Rufina of Smyrna (2nd-3rd-century CE) is a wealthy Jewish woman of antiquity known only from a single funerary inscription on a tomb.[1]
The Smyrniot Greek inscription attributed to her, first published in 1883,[2] says:
"Rufina, Judean, head of the synagogue [archisynagogos], prepared the burial–niche for her freedmen and slaves. No one else has the authority to bury anyone else [here]. Now if anyone dares to do so, that person will pay 1500 denarii to the most holy treasury and 1000 denarii to the people [ethnos] of the Judeans. (10) A copy of this inscription was stored in the archive."[3]
From the brief inscription, interpreters can surmise a few things about her life, and include them as evidence for expressions of Judaism in her place and time.[4] For example, the inscription is explicit that she was Jewish. She held a title in a Smyrna synagogue. We presume she was wealthy for a number of reasons, such as: she could afford a lengthy inscription; she seems to have been the head of a household that comprised a significant number of enslaved people and freed formerly-enslaved people;[5] and she left behind instructions that indicate that she had the clout to expect them to be carried out.[6]

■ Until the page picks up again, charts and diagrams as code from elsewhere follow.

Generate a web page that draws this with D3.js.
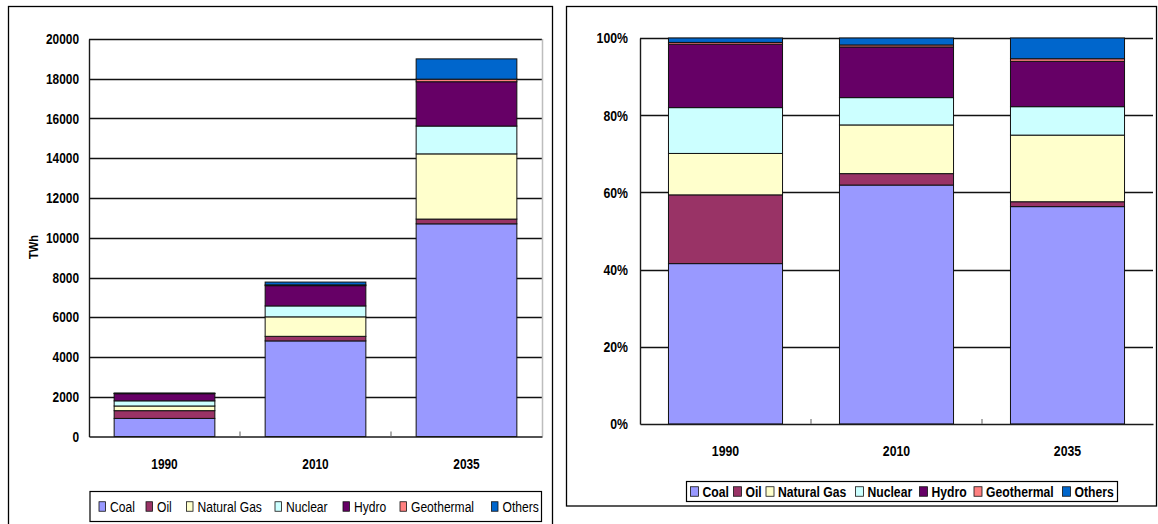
<!DOCTYPE html>
<html>
<head>
<meta charset="utf-8">
<script src="https://cdn.jsdelivr.net/npm/d3@7"></script>
<style>
  html, body { margin: 0; padding: 0; background: #fff; }
  svg { display: block; }
  text { font-family: "Liberation Sans", Arial, sans-serif; fill: #000; }
</style>
</head>
<body>
<svg id="chart" width="1158" height="524"></svg>
<script>
// Electricity generation by source (TWh)
const years = ["1990", "2010", "2035"];
const sources = ["Coal", "Oil", "Natural Gas", "Nuclear", "Hydro", "Geothermal", "Others"];
const coal       = [910, 4810, 10700];
const oil        = [390, 230, 240];
const naturalGas = [235, 980, 3280];
const nuclear    = [260, 550, 1400];
const hydro      = [360, 1020, 2230];
const geothermal = [10, 40, 130];
const others     = [25, 140, 1020];
const sourceColors = ["#9999FF", "#993366", "#FFFFCC", "#CCFFFF", "#660066", "#FF8080", "#0066CC"];
const twhTicks = [0, 2000, 4000, 6000, 8000, 10000, 12000, 14000, 16000, 18000, 20000];
const pctTicks = [0, 0.2, 0.4, 0.6, 0.8, 1];

const seriesValues = [coal, oil, naturalGas, nuclear, hydro, geothermal, others];
const rows = years.map((y, i) => {
  const r = { year: y };
  sources.forEach((s, k) => { r[s] = seriesValues[k][i]; });
  return r;
});
const color = d3.scaleOrdinal().domain(sources).range(sourceColors);

// narrow the sans face horizontally to get a condensed look
const SQ = 0.82;

const svg = d3.select("#chart");

function panel(cfg) {
  const g = svg.append("g");
  // outer frame
  g.append("rect")
    .attr("x", cfg.frame[0]).attr("y", cfg.frame[1])
    .attr("width", cfg.frame[2]).attr("height", cfg.frame[3])
    .attr("fill", "#fff").attr("stroke", "#000").attr("stroke-width", 1.3);

  const x = d3.scaleBand().domain(years).range([cfg.left, cfg.right]).paddingInner(0.333).paddingOuter(0.1665);
  const y = d3.scaleLinear().domain(cfg.domain).range([cfg.bottom, cfg.top]);

  // horizontal gridlines
  g.append("g").selectAll("line").data(cfg.ticks.slice(1)).join("line")
    .attr("x1", cfg.left).attr("x2", cfg.right)
    .attr("y1", d => Math.round(y(d)) + 0.5).attr("y2", d => Math.round(y(d)) + 0.5)
    .attr("stroke", "#111").attr("stroke-width", 1.4);

  if (cfg.rightEdge) {
    g.append("line").attr("x1", cfg.right + 0.5).attr("x2", cfg.right + 0.5)
      .attr("y1", cfg.top).attr("y2", cfg.bottom)
      .attr("stroke", "#bdbdbd").attr("stroke-width", 1.5);
  }

  // stacked bars
  const stack = d3.stack().keys(sources);
  if (cfg.expand) stack.offset(d3.stackOffsetExpand);
  const layers = stack(rows);
  g.append("g").selectAll("g").data(layers).join("g")
    .attr("fill", d => color(d.key))
    .selectAll("rect").data(d => d).join("rect")
    .attr("x", d => x(d.data.year))
    .attr("width", x.bandwidth())
    .attr("y", d => y(d[1]))
    .attr("height", d => Math.max(0, y(d[0]) - y(d[1])))
    .attr("stroke", "#111").attr("stroke-width", 1);

  // value axis
  const yAxis = g.append("g").attr("transform", `translate(${cfg.left},0)`)
    .call(d3.axisLeft(y).tickValues(cfg.ticks).tickFormat(cfg.fmt).tickSize(0).tickPadding(cfg.tickPad / SQ));
  yAxis.select(".domain").attr("stroke", "#1a1a1a").attr("stroke-width", 1.4);
  yAxis.selectAll("text").attr("font-size", cfg.tickSize).attr("font-weight", "bold")
    .attr("transform", `scale(${SQ},1)`);

  // category axis with inner ticks between categories
  const xAxis = g.append("g").attr("transform", `translate(0,${cfg.bottom})`)
    .call(d3.axisBottom(x).tickSize(0).tickPadding(cfg.catPad));
  xAxis.select(".domain").attr("stroke", "#1a1a1a").attr("stroke-width", 1.6);
  xAxis.selectAll("text").attr("font-size", cfg.tickSize).attr("font-weight", "bold")
    .attr("transform", `scale(${SQ},1)`);
  const step = x.step();
  g.append("g").selectAll("line").data(d3.range(1, years.length)).join("line")
    .attr("x1", d => cfg.left + d * step).attr("x2", d => cfg.left + d * step)
    .attr("y1", cfg.bottom).attr("y2", cfg.bottom - 5)
    .attr("stroke", "#777").attr("stroke-width", 1.2);

  // legend
  const L = cfg.legend;
  const lg = g.append("g");
  lg.append("rect")
    .attr("x", L.x).attr("y", L.y)
    .attr("width", L.w).attr("height", L.h)
    .attr("fill", "#fff").attr("stroke", "#000").attr("stroke-width", 1.2);
  const items = lg.selectAll("g").data(sources).join("g")
    .attr("transform", (d, i) => `translate(${L.items[i]},${L.cy})`);
  items.append("rect")
    .attr("x", 0).attr("y", -L.sh / 2)
    .attr("width", L.sw).attr("height", L.sh)
    .attr("fill", d => color(d)).attr("stroke", "#111").attr("stroke-width", 0.8);
  items.append("text")
    .attr("transform", `translate(${L.sw + L.gap},0) scale(${L.sq},1)`)
    .attr("dy", "0.35em")
    .attr("font-size", L.fs).attr("font-weight", L.fw)
    .text(d => d);
  return { g, x, y };
}

// absolute generation (TWh)
const left = panel({
  frame: [8.5, 6.5, 544, 530],
  left: 89, right: 542, top: 39, bottom: 436.5,
  domain: [0, 20000], ticks: twhTicks, fmt: d3.format("d"),
  tickSize: 14.5, tickPad: 10, catPad: 22, rightEdge: true,
  legend: { x: 90, y: 491.5, w: 451.5, h: 30, cy: 506.5, sw: 6.5, sh: 9.5, gap: 4.5, fs: 15.5, fw: "normal", sq: 0.78,
            items: [99, 146, 186.5, 275, 343, 400, 491.5] }
});
left.g.append("text")
  .attr("transform", "translate(38,247) rotate(-90) scale(0.85,1)")
  .attr("text-anchor", "middle")
  .attr("font-size", 13).attr("font-weight", "bold")
  .text("TWh");

// share of generation (%)
panel({
  frame: [566.5, 6.5, 590, 499.5],
  left: 640, right: 1153, top: 38, bottom: 424,
  domain: [0, 1], ticks: pctTicks, fmt: d3.format(".0%"),
  tickSize: 15, tickPad: 12, catPad: 21, expand: true,
  legend: { x: 686.5, y: 481.5, w: 431, h: 20, cy: 491.5, sw: 8, sh: 9.5, gap: 4, fs: 14.5, fw: "bold", sq: 0.84,
            items: [690.5, 733.5, 766, 855.5, 919.5, 974, 1062.5] }
});
</script>
</body>
</html>
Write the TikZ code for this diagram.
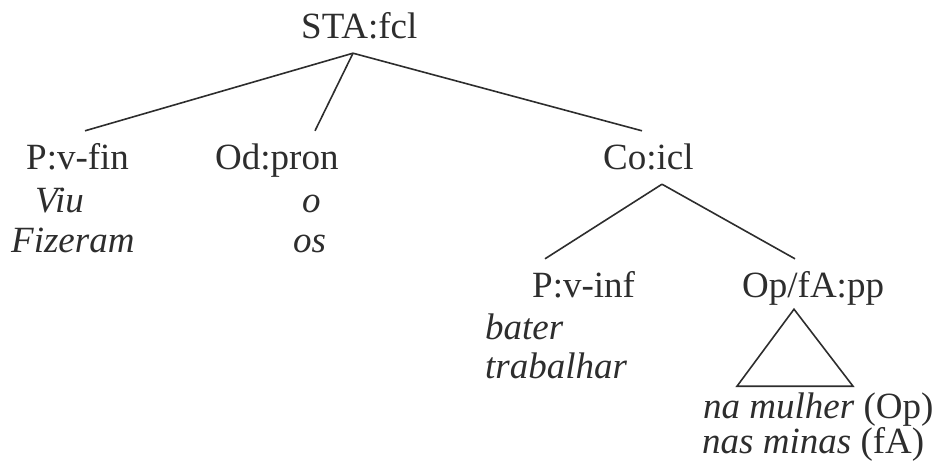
\documentclass[tikz,border=0pt]{standalone}
\usepackage{fontspec}
\setmainfont{Liberation Serif}
\definecolor{ink}{RGB}{45,45,45}
\begin{document}
\begin{tikzpicture}[x=1pt,y=1pt,
  every node/.style={font=\fontsize{37}{42}\selectfont, text=ink, inner xsep=0pt,
    inner ysep=12pt, text height=26pt, text depth=3pt, anchor=base west},
  lab/.style={},
  wd/.style={font=\fontsize{37}{42}\selectfont\itshape},
  edge/.style={draw=ink, line width=1.6pt}]
\useasboundingbox (0,0) rectangle (942,-472);
\node[lab] (sta) at (301,-38) {STA:fcl};
\node[lab] (pvfin) at (26,-169) {P:v-fin};
\node[wd] (viu) at (35,-212) {Viu};
\node[wd] (fiz) at (11,-252) {Fizeram};
\node[lab] (od) at (215,-169) {Od:pron};
\node[wd] (o) at (302,-212) {o};
\node[wd] (os) at (293,-252) {os};
\node[lab] (co) at (603,-169) {Co:icl};
\node[lab] (pvinf) at (532,-297) {P:v-inf};
\node[wd] (bater) at (485,-339) {bater};
\node[wd] (trab) at (485,-378) {trabalhar};
\node[lab] (op) at (742,-297) {Op/fA:pp};
\node[lab] (na) at (703,-418) {\textit{na mulher} (Op)};
\node[lab] (nas) at (702,-453) {\textit{nas minas} (fA)};
\draw[edge] ([xshift=52pt]sta.south west) -- ([xshift=59pt]pvfin.north west);
\draw[edge] ([xshift=52pt]sta.south west) -- ([xshift=100pt]od.north west);
\draw[edge] ([xshift=52pt]sta.south west) -- ([xshift=39pt]co.north west);
\draw[edge] ([xshift=59pt]co.south west) -- ([xshift=13pt]pvinf.north west);
\draw[edge] ([xshift=59pt]co.south west) -- ([xshift=53pt]op.north west);
\draw[edge, line join=miter] ([xshift=52pt,yshift=3pt]op.south west) -- ([xshift=-5pt,yshift=-74pt]op.south west) -- ([xshift=111pt,yshift=-74pt]op.south west) -- cycle;
\end{tikzpicture}
\end{document}
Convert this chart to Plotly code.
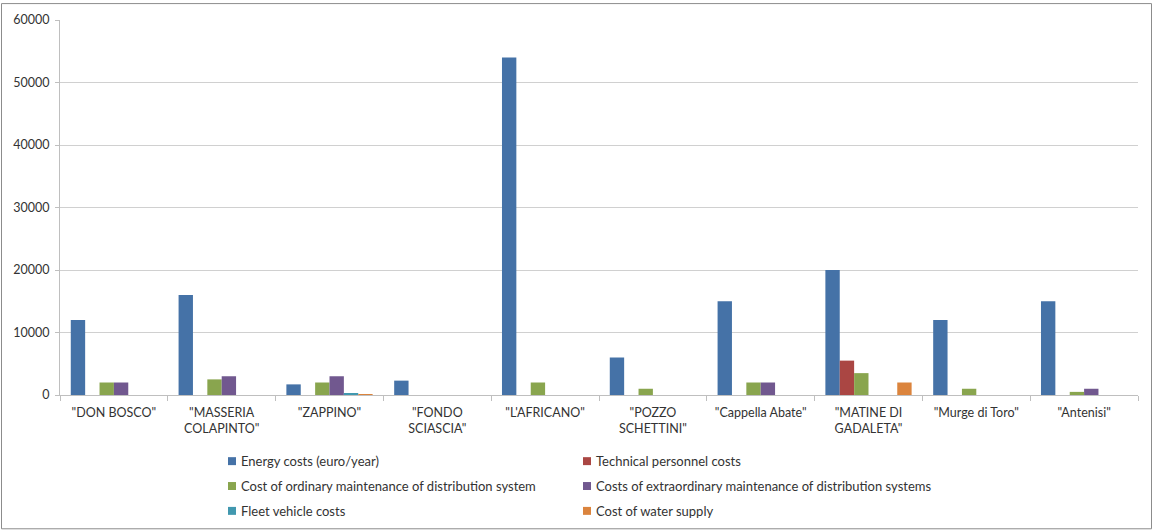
import plotly.graph_objects as go

# Pumping stations (category axis)
stations = [
    '"DON BOSCO"', '"MASSERIA<br>COLAPINTO"', '"ZAPPINO"', '"FONDO<br>SCIASCIA"',
    '"L\'AFRICANO"', '"POZZO<br>SCHETTINI"', '"Cappella Abate"', '"MATINE DI<br>GADALETA"',
    '"Murge di Toro"', '"Antenisi"',
]

# Cost components per station (euro/year)
energy_costs = [12000, 16000, 1700, 2300, 54000, 6000, 15000, 20000, 12000, 15000]
technical_personnel = [0, 0, 0, 0, 0, 0, 0, 5500, 0, 0]
ordinary_maintenance = [2000, 2500, 2000, 0, 2000, 1000, 2000, 3500, 1000, 500]
extraordinary_maintenance = [2000, 3000, 3000, 0, 0, 0, 2000, 0, 0, 1000]
fleet_vehicle = [0, 0, 250, 0, 0, 0, 0, 0, 0, 0]
water_supply = [0, 0, 120, 0, 0, 0, 0, 2000, 0, 0]

series_names = [
    "Energy costs (euro/year)",
    "Technical personnel costs",
    "Cost of ordinary maintenance of distribution system",
    "Costs of extraordinary maintenance of distribution systems",
    "Fleet vehicle costs",
    "Cost of water supply",
]
series_values = [energy_costs, technical_personnel, ordinary_maintenance,
                 extraordinary_maintenance, fleet_vehicle, water_supply]
series_colors = ["#4572A7", "#AA4643", "#89A54E", "#71588F", "#4198AF", "#DB843D"]

W, H = 1153, 531
ML, MR, MT, MB = 60, 15, 18, 136
FONT = "Lato, 'Open Sans', sans-serif"
TEXT_COLOR = "#333333"

fig = go.Figure()
for name, vals, col in zip(series_names, series_values, series_colors):
    fig.add_trace(go.Bar(
        x=stations, y=vals, name=name, showlegend=False,
        marker=dict(color=col, line=dict(width=0)),
    ))

pw = W - ML - MR
ph = H - MT - MB

def px_x(px):
    return (px - ML) / pw

def px_y(py):
    return (H - MB - py) / ph

# Two-column key below the plot: square swatch + label, filled row by row
shapes = []
annotations = []
col_x = [228, 583]
row_y = [461.5, 486.5, 511.5]
for i, (name, col) in enumerate(zip(series_names, series_colors)):
    x0 = col_x[i % 2]
    yc = row_y[i // 2]
    shapes.append(dict(
        type="rect", xref="paper", yref="paper",
        x0=px_x(x0), x1=px_x(x0 + 8), y0=px_y(yc + 4), y1=px_y(yc - 4),
        line=dict(width=0), fillcolor=col,
    ))
    annotations.append(dict(
        xref="paper", yref="paper", x=px_x(x0 + 11), y=px_y(yc),
        xanchor="left", yanchor="middle", showarrow=False,
        text=name, font=dict(family=FONT, size=13, color=TEXT_COLOR),
    ))

# Outer chart border
shapes.append(dict(
    type="rect", xref="paper", yref="paper",
    x0=px_x(1.5), x1=px_x(1151.5), y0=px_y(529.5), y1=px_y(1.5),
    line=dict(color="#8c8c8c", width=1), fillcolor="rgba(0,0,0,0)", layer="below",
))

fig.update_layout(
    width=W, height=H,
    margin=dict(l=ML, r=MR, t=MT, b=MB),
    paper_bgcolor="white", plot_bgcolor="white",
    barmode="group", bargap=0.2, bargroupgap=0,
    font=dict(family=FONT, size=12, color=TEXT_COLOR),
    showlegend=False,
    xaxis=dict(
        type="category", showgrid=False,
        showline=True, linecolor="#bfbfbf", linewidth=1,
        ticks="outside", tickson="boundaries", ticklen=5, tickcolor="#bfbfbf",
        ticklabelstandoff=6,
        tickfont=dict(family=FONT, size=12.5, color=TEXT_COLOR),
    ),
    yaxis=dict(
        range=[0, 60000], dtick=10000, tickformat="d",
        showgrid=True, gridcolor="#d0d0d0", gridwidth=1,
        showline=True, linecolor="#bfbfbf", linewidth=1,
        ticks="outside", ticklen=4, tickcolor="#bfbfbf",
        ticklabelstandoff=3,
        zeroline=False,
        tickfont=dict(family=FONT, size=12.5, color=TEXT_COLOR),
    ),
    shapes=shapes,
    annotations=annotations,
)

fig.write_html("out.html")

Like any ancient inscription, this one adds to the historical evidence for the period, in this case third-century Diaspora Judaism.[7][8] Although she is referred to by the title "archisynagogos" which would normally be translated as "synagogue ruler" or "head of synagogue," for centuries this was dismissed as impossible by interpreters who held a priori assumptions that ancient Judaism never had female leadership.[6][9] However, since the 1980s, scholars have aggregated a significant number of similar inscriptions that name women in various roles of Jewish leadership, including this one in which Rufina holds the office of ruler of the synagogue.[10][11]
Wealthy women's patronage of, and leadership in, religious communities of the Ancient Mediterranean world was not the norm, but was nevertheless relatively common in some Jewish, Christian, and other Greco-Roman groups.[12][13] What is uncommon about this inscription is that it is the only tomb in Ancient Mediterranean antiquity that we know of that was set up specifically and exclusively for the enslaved and freed members of the household, rather than for the family itself, as argued recently by Ross Kraemer, who is one of the world experts on this particular inscription and on inscriptions with ancient Jewish women synagogue leaders in general.[5]